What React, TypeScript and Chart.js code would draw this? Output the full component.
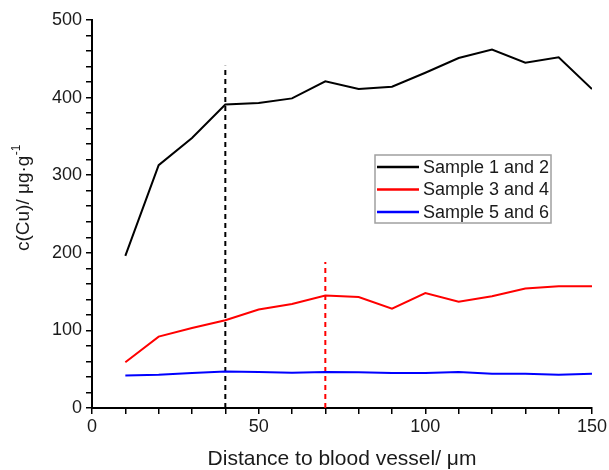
import React, { useEffect, useRef } from "react";
import { Chart, registerables } from "chart.js";
Chart.register(...registerables);

const distances = [10, 20, 30, 40, 50, 60, 70, 80, 90, 100, 110, 120, 130, 140, 150];
const sample12 = [196, 313, 348, 391, 393, 399, 421, 411, 414, 432, 451, 462, 445, 452, 411];
const sample34 = [59, 92, 103, 113, 127, 134, 145, 143, 128, 148, 137, 144, 154, 157, 157];
const sample56 = [42, 43, 45, 47, 46.5, 45.5, 46.5, 46, 45, 45, 46.5, 44, 44, 43, 44];
const seriesLabels = ["Sample 1 and 2", "Sample 3 and 4", "Sample 5 and 6"];
const seriesColors = ["#000000", "#ff0000", "#0000ff"];
const markerX = [40, 70];
const markerTop = [441, 188];
const markerColors = ["#000000", "#ff0000"];
const xTitle = "Distance to blood vessel/ \u03bcm";
const yTitleMain = "c(Cu)/ \u03bcg\u00b7g";
const yTitleSup = "-1";

const FONT = "'Liberation Sans', Arial, sans-serif";

const legendPlugin = {
  id: "boxLegend",
  afterDatasetsDraw(chart: any) {
    const ctx = chart.ctx;
    ctx.save();
    const left = 375, top = 155, w = 176, h = 68;
    ctx.fillStyle = "#ffffff";
    ctx.fillRect(left, top, w, h);
    ctx.strokeStyle = "#a0a0a0";
    ctx.lineWidth = 1.5;
    ctx.strokeRect(left, top, w, h);
    ctx.font = "18px " + FONT;
    ctx.textBaseline = "middle";
    ctx.textAlign = "left";
    seriesLabels.forEach((lab, i) => {
      const y = top + 12 + i * 22.5;
      ctx.strokeStyle = seriesColors[i];
      ctx.lineWidth = 2.5;
      ctx.beginPath();
      ctx.moveTo(left + 2, y);
      ctx.lineTo(left + 44, y);
      ctx.stroke();
      ctx.fillStyle = "#1a1a1a";
      ctx.fillText(lab, left + 48, y + 1);
    });
    ctx.restore();
  },
  afterDraw(chart: any) {
    // y axis title with superscript
    const ctx = chart.ctx;
    ctx.save();
    ctx.translate(29, 198);
    ctx.rotate(-Math.PI / 2);
    ctx.fillStyle = "#1a1a1a";
    ctx.textBaseline = "alphabetic";
    ctx.font = "19px " + FONT;
    const wMain = ctx.measureText(yTitleMain).width;
    ctx.font = "12px " + FONT;
    const wSup = ctx.measureText(yTitleSup).width;
    const start = -(wMain + wSup) / 2;
    ctx.font = "19px " + FONT;
    ctx.textAlign = "left";
    ctx.fillText(yTitleMain, start, 0);
    ctx.font = "12px " + FONT;
    ctx.fillText(yTitleSup, start + wMain + 0.5, -9);
    ctx.restore();
  },
};

export default function App() {
  const ref = useRef<HTMLCanvasElement | null>(null);
  useEffect(() => {
    document.body.style.margin = "0";
    const series = [sample12, sample34, sample56];
    const datasets: any[] = series.map((vals, i) => ({
      label: seriesLabels[i],
      data: distances.map((d, j) => ({ x: d, y: vals[j] })),
      borderColor: seriesColors[i],
      backgroundColor: seriesColors[i],
      borderWidth: 2,
      pointRadius: 0,
      tension: 0,
      fill: false,
    }));
    markerX.forEach((mx, i) => {
      datasets.push({
        label: "marker" + i,
        data: [{ x: mx, y: 0 }, { x: mx, y: markerTop[i] }],
        borderColor: markerColors[i],
        borderWidth: 2,
        borderDash: [5, 4],
        pointRadius: 0,
        fill: false,
      });
    });
    const chart = new Chart(ref.current!, {
      type: "line",
      data: { datasets },
      plugins: [legendPlugin],
      options: {
        responsive: false,
        animation: false,
        layout: { padding: { top: 20, right: 15, left: 0, bottom: 0 } },
        plugins: { legend: { display: false }, tooltip: { enabled: false } },
        scales: {
          x: {
            type: "linear",
            min: 0,
            max: 150,
            border: { color: "#000", width: 2 },
            grid: { drawOnChartArea: false, drawTicks: true, tickLength: 6, color: "#000", lineWidth: 1.5 },
            ticks: {
              stepSize: 10,
              autoSkip: false,
              maxRotation: 0,
              padding: 2,
              color: "#1a1a1a",
              font: { family: FONT, size: 18 },
              callback: (v: any) => (Number(v) % 50 === 0 ? String(v) : ""),
            },
            title: {
              display: true,
              text: xTitle,
              color: "#1a1a1a",
              font: { family: FONT, size: 21 },
              padding: { top: 0, bottom: -2 },
            },
            afterFit: (s: any) => {
              s.height = 62;
            },
          },
          y: {
            type: "linear",
            min: 0,
            max: 500,
            border: { color: "#000", width: 2 },
            grid: { drawOnChartArea: false, drawTicks: true, tickLength: 6, color: "#000", lineWidth: 1.5 },
            ticks: {
              stepSize: 20,
              autoSkip: false,
              padding: 4,
              color: "#1a1a1a",
              font: { family: FONT, size: 18 },
              callback: (v: any) => (Number(v) % 100 === 0 ? String(v) : ""),
            },
            title: { display: false },
            afterFit: (s: any) => {
              s.width = 92;
            },
          },
        },
      },
    });
    return () => chart.destroy();
  }, []);
  return (
    <div style={{ width: 609, height: 470, background: "#fff" }}>
      <canvas ref={ref} width={609} height={470} />
    </div>
  );
}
┄┄┄┄┄┄┄┄┄┄
**SHORT TASK:** Track down every line with the word "React" and copy it.

**SOLVED PROBLEM:**
What React, TypeScript and Chart.js code would draw this? Output the full component.
import React, { useEffect, useRef } from "react";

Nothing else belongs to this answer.